2019 journal article

Stick With It! Helping Students Understand Free-Body Diagrams - A Magnet Activity as a Tool for Understanding

PHYSICS TEACHER, 57(7), 459–461.

By: W. Lo n & R. Beichner n

UN Sustainable Development Goal Categories
4. Quality Education (Web of Science; OpenAlex)
Source: Web Of Science
Added: October 28, 2019

For many students, introductory physics is an enormous hurdle to cross in their educational careers. Studies show that many students struggle with basic vector concepts and hold misconceptions of fundamental principles like Newton’s laws, ideas essential to the understanding of higher-order physics concepts and for achieving success in engineering and the other sciences. As it currently stands, common introductory textbooks provide insufficient guidance for students to learn the nuances of creating free-body diagrams.
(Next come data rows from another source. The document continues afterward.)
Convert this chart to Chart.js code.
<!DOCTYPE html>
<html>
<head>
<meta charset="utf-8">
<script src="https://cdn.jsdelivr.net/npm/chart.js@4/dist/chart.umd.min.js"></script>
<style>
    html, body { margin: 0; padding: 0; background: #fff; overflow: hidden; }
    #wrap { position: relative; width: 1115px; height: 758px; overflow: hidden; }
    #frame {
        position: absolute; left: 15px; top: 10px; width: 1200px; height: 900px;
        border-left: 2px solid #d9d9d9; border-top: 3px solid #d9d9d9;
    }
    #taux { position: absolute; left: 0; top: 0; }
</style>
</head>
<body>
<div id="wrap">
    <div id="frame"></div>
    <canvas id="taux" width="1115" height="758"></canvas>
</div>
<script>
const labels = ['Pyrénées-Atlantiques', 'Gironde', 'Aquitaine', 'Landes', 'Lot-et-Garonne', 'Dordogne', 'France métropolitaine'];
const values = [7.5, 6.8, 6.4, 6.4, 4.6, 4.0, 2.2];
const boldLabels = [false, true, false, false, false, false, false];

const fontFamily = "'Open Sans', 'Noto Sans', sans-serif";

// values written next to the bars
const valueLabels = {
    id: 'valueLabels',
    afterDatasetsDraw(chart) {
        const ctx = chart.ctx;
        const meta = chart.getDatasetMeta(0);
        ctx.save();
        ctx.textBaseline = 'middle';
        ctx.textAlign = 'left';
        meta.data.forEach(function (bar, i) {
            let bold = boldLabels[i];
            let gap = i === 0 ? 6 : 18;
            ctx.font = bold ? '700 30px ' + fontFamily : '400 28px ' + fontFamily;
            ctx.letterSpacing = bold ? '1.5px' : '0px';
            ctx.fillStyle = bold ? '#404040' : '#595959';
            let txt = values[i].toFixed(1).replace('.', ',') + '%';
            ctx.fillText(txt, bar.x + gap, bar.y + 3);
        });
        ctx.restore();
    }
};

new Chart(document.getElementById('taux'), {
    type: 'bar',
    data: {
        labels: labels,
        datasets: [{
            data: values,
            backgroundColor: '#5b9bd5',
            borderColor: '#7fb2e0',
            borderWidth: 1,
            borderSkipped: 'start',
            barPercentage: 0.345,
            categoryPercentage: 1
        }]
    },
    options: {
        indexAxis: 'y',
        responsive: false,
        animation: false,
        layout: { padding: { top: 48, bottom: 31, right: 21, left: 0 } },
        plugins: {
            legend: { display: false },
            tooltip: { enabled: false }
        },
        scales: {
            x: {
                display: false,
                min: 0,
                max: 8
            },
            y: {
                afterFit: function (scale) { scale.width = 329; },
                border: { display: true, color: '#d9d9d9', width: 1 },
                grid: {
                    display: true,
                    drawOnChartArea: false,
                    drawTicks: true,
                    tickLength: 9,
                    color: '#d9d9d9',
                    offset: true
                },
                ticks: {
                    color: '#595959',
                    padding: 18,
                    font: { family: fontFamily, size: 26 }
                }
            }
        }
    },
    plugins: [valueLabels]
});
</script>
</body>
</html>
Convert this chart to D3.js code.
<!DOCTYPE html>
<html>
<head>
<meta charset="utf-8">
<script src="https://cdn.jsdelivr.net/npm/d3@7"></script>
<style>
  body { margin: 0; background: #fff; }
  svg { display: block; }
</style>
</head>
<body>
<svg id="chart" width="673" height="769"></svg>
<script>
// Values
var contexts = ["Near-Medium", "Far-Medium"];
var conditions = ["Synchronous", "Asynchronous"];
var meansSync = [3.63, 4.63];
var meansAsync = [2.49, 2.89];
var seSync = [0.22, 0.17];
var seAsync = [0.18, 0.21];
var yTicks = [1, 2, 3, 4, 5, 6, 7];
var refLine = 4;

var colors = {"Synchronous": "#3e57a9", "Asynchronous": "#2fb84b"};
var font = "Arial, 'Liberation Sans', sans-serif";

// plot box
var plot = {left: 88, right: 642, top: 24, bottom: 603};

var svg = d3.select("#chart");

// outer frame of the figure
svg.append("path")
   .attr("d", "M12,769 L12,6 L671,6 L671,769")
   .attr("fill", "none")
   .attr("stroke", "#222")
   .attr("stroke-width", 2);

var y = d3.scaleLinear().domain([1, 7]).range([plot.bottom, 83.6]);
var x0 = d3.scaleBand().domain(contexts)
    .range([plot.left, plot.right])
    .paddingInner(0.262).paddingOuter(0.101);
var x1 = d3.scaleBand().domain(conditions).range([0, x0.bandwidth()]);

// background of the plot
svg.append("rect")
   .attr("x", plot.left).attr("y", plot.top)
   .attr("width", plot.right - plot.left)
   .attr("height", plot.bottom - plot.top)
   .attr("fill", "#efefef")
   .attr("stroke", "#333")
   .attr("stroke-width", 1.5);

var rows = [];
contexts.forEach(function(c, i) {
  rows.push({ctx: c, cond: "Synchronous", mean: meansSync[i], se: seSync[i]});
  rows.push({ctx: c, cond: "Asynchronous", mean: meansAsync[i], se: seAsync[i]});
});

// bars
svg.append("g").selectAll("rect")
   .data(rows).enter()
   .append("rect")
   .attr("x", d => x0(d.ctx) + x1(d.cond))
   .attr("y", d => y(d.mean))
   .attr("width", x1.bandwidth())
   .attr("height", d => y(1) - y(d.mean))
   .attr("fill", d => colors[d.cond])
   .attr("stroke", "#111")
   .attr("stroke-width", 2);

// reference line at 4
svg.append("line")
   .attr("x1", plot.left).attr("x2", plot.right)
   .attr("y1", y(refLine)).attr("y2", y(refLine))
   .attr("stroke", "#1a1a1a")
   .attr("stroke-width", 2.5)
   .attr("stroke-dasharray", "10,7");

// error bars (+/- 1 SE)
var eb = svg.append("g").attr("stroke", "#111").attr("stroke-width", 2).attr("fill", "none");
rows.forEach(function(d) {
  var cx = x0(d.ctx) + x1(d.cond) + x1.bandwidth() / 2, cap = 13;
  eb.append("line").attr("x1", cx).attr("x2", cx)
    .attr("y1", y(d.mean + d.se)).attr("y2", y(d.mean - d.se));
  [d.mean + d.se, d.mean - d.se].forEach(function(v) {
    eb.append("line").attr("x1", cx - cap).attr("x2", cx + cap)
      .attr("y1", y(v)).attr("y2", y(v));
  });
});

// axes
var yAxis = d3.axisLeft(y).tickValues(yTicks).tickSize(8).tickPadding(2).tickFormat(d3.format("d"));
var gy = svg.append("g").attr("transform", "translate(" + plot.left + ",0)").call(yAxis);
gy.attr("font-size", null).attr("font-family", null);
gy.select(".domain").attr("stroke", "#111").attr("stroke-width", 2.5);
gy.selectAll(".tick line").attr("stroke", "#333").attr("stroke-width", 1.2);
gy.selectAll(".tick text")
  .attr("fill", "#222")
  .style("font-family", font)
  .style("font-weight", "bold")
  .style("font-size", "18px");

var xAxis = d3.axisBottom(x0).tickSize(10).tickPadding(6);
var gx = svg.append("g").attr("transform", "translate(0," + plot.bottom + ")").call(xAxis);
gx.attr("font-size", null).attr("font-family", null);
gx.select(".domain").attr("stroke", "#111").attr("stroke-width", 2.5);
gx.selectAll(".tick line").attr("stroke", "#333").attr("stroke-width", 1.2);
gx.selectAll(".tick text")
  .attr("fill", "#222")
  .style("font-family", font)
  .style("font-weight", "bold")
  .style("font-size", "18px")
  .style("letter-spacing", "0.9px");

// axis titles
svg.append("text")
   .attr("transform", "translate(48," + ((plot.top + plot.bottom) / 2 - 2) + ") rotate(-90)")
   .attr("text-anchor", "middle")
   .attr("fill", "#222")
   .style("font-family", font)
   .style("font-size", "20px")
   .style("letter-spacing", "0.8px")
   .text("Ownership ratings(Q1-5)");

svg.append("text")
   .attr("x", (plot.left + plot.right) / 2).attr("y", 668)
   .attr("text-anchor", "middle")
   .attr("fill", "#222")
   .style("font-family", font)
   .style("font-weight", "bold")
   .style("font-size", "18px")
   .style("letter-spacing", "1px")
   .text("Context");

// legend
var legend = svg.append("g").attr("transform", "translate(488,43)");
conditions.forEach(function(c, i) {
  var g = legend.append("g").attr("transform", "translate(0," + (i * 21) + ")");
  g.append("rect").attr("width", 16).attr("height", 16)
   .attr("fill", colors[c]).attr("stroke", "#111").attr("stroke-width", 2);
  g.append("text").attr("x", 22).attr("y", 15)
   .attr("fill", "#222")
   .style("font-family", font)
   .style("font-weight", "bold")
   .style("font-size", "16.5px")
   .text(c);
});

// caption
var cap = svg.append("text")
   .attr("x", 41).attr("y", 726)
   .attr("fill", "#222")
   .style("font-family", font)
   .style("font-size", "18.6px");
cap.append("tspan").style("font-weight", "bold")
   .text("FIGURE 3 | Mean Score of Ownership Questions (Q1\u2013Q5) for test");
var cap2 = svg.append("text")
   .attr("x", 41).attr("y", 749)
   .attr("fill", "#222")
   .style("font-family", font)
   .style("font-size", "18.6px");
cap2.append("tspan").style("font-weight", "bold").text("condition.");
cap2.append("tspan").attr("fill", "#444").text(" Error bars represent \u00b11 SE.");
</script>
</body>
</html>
Such textbooks merely give a trivial example of a single object in equilibrium with only two forces on it when introducing the topic, and when giving more difficult examples, especially for multi-object systems, they fail to provide sufficient guidance on specific steps to create the free-body diagrams for each part of the system. Perhaps an even greater failing of these textbooks is the complete lack of emphasis on vector magnitudes, which can lead to unrealistic free-body diagrams that are unhelpful and can even be detrimental to student understanding. When drawn properly, free-body diagrams can be used as a quick reality check at the end of a problem.